Molly watches the news. She had heard President Donald Trump’s remarks about the “Chinese virus” and the “kung flu.”

They stung. Molly decided to do a digital drawing.

“Because I’m Asian, it made me feel the next time I went out in public, people would think I had the virus and they would avoid me,” she said in accompanying text to her work.

It shows an Asian girl, wearing a mask, on her smartphone, with six people in the background, all in the shadow, their backs turned.

What would Molly tell the president, if she met him?

“I’d hope he wouldn’t be so mean and racist.”

Debbie Mensinger, of Pasco, was on the CDC website that had instructions on how to make a mask.


“I guess I could do something like that,” she thought. “I went to Walmart and got some good rubber bands, and then I walked by a display of Seahawks stuff.”

She couldn’t help but notice the lime-green foam can coolers, the kind that fits just right with a Bud. A little work, and she had her mask.

But with temperatures nearing the 90s, a foam mask “is hot,” she says.

Anyway, she’s got others to wear, including a Marshawn Lynch official “Beast Mode” mask in all-black fabric.

“That’s for formal attire,” says Mensinger.

Greg Bloch, marketing director for St. Mark’s Episcopal Cathedral on Capitol Hill, has been filling a cardboard box with signs that have been up at the church.


“Live-streamed liturgy during Cathedral closure.”

What will future generations think of this signage: “Cathedral Yoga classes are suspended until further notice.”


Anne Cisney, of Seattle, a reference librarian, says, “I like to make textile art.”

While managing her young children, she began working on a 1 by 1 ½ foot wall hanging.

What would she show future generations about life in 2020?

With felt and embroidery, she created nine images. A hospital bed with a gray-haired person. A woman wearing a head scarf, gardening. As a centerpiece, a laptop, because it is in the digital world that we now communicate.
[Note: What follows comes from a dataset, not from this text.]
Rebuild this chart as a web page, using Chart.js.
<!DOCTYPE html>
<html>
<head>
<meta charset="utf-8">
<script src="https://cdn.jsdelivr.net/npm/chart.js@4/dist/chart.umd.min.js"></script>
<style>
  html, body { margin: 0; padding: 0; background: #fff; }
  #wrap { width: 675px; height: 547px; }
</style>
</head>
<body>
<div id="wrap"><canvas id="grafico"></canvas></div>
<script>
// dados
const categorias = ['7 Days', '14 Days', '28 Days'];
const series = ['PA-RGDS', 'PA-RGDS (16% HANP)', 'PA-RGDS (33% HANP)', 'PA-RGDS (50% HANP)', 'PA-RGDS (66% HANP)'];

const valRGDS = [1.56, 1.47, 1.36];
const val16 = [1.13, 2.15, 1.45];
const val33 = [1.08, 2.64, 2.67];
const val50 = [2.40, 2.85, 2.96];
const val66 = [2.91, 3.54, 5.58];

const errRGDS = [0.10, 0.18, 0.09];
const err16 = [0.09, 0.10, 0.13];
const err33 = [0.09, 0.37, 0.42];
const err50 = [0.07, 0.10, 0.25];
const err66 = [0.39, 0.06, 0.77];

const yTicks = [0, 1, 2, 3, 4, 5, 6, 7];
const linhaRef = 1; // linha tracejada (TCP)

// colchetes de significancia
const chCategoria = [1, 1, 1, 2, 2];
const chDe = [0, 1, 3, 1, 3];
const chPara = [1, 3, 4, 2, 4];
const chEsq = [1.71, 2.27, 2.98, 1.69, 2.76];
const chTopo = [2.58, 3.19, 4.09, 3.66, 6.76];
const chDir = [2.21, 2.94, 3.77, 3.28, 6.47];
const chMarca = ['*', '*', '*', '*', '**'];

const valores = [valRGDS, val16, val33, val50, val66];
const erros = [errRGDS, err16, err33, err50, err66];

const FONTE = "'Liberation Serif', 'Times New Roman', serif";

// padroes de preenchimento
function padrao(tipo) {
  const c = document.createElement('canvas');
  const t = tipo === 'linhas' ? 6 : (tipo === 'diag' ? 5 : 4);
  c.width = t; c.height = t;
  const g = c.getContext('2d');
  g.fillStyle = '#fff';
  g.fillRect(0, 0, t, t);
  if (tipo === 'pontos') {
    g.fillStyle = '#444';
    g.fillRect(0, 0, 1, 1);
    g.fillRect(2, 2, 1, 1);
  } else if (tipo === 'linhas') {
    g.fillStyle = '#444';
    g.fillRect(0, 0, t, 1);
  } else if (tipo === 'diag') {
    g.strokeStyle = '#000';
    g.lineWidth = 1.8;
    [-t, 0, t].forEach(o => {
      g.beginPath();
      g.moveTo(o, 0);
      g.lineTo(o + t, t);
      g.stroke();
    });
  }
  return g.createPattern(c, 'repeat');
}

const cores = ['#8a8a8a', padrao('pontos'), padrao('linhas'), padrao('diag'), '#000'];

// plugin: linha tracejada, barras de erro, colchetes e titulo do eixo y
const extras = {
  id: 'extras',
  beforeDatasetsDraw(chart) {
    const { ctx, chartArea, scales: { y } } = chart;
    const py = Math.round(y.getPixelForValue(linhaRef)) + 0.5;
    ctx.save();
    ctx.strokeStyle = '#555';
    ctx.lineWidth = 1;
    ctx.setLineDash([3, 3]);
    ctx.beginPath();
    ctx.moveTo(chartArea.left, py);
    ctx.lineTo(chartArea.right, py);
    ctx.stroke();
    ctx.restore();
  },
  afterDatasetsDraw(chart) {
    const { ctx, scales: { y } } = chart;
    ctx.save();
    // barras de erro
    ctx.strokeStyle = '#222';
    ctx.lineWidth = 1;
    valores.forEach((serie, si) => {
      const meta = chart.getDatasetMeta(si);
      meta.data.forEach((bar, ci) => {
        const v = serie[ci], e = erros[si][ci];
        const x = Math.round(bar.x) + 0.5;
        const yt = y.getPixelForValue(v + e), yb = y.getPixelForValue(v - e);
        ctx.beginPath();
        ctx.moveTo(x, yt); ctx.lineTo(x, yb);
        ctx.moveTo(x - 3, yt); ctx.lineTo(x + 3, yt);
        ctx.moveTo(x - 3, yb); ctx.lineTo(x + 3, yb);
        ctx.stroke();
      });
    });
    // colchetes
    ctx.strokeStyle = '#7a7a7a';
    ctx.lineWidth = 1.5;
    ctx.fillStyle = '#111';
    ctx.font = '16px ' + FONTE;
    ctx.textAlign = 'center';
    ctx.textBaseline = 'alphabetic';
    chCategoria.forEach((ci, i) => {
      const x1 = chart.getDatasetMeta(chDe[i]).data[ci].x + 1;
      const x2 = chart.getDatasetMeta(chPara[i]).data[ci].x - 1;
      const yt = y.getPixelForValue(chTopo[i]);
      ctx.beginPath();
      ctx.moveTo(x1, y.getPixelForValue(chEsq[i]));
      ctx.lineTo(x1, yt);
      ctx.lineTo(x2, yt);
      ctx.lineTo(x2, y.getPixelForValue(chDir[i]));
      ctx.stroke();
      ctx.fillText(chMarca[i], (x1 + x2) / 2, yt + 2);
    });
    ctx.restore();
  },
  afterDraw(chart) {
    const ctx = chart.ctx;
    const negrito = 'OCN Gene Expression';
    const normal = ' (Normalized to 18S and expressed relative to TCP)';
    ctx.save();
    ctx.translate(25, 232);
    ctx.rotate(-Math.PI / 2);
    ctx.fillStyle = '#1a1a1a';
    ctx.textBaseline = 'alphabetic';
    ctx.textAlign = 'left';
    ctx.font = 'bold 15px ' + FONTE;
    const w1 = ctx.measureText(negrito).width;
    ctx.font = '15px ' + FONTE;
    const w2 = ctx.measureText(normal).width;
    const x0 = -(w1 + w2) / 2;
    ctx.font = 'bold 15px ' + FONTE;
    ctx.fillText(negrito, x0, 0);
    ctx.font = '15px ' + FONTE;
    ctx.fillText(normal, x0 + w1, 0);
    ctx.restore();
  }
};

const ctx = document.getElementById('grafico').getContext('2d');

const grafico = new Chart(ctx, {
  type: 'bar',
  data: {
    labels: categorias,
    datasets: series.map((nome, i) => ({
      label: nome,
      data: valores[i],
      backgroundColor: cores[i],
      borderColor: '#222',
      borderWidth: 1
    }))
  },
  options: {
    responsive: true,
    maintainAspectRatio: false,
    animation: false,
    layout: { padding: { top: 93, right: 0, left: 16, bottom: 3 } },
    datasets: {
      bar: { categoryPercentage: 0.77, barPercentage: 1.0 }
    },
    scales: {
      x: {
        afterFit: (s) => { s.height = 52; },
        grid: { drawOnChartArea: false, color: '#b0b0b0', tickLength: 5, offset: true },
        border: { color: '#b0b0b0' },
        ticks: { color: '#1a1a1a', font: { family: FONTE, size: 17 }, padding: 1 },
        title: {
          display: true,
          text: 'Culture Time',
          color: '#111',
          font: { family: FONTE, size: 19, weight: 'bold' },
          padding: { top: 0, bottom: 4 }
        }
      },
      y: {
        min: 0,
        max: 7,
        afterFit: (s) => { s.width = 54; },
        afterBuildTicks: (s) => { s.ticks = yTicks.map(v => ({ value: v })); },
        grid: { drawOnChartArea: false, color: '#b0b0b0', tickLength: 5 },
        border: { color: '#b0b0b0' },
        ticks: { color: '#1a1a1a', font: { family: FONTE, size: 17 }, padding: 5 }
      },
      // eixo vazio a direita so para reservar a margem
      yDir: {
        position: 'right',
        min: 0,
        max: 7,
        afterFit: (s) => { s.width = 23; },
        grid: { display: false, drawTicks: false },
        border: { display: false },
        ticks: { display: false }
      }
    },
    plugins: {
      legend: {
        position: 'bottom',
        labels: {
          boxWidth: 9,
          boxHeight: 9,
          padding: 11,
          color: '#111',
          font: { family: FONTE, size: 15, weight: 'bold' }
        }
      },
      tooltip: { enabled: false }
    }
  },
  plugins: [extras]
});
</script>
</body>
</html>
On the hanging, thanks to someone who’s familiar with Latin, Cisney embroidered this message about social distancing, “Procul Absimus Aut Peribimus Simul.”

She says it loosely means, “Stand apart or perish together.”
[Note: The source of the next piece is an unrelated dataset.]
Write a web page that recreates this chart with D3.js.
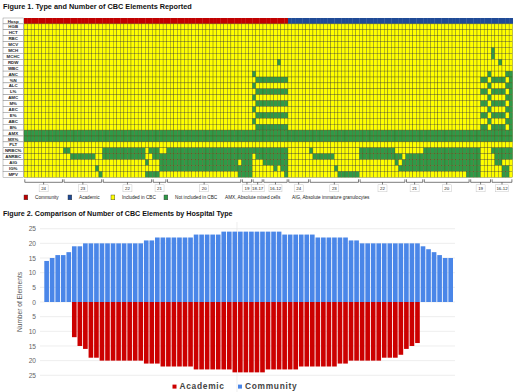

You have to have a little sense of humor.

For Turk Holford, 75, with the Colville Tribes, it meant putting on a painter’s mask, with its industrial respirators, when his daughter, Candy Holford, came to visit his home in the Spokane Valley.

Holford’s wife, Diana Holford, suffers from chronic obstructive pulmonary disease, and obviously has to be extra careful during the pandemic.


On the front door, Candy placed a sign that read, partly, “NO VISITORS. This is our dad’s home . . . He needs to protect his health . . . RESPECT your ELDERS.”

Polly Aird, of the Wedgwood neighborhood in Seattle, is a historian. She sent the library an 11-page PDF: “In the time of COVID, George A. Bear Finds a Friend.”

She decided to take part in the impromptu worldwide project in which teddy bears and other stuffed animals are placed in windows for kids to see in neighborhood walks during the pandemic.

But her front window couldn’t be easily seen from the street. She does, however, have a window that faces the next-door bedroom window of Liam Lee, 3.

Aird found a stuffed bear that had belonged to one of her grown children. Thus, in mid-March, George A. Bear made his appearance.

On a sunny day, he was wearing sunglasses. On a rainy day, he had an umbrella. When the sun came back out, George was holding his lucky red ball.


Kailey Lee, Liam’s mom, says they appreciate the teddy bear. “A great surprise,” she says.

Aird is happy, too.

“I know other people are doing big things, like working in food banks,” she says. “I’m in my 70s.”

George A. Bear’s adventures are continuing.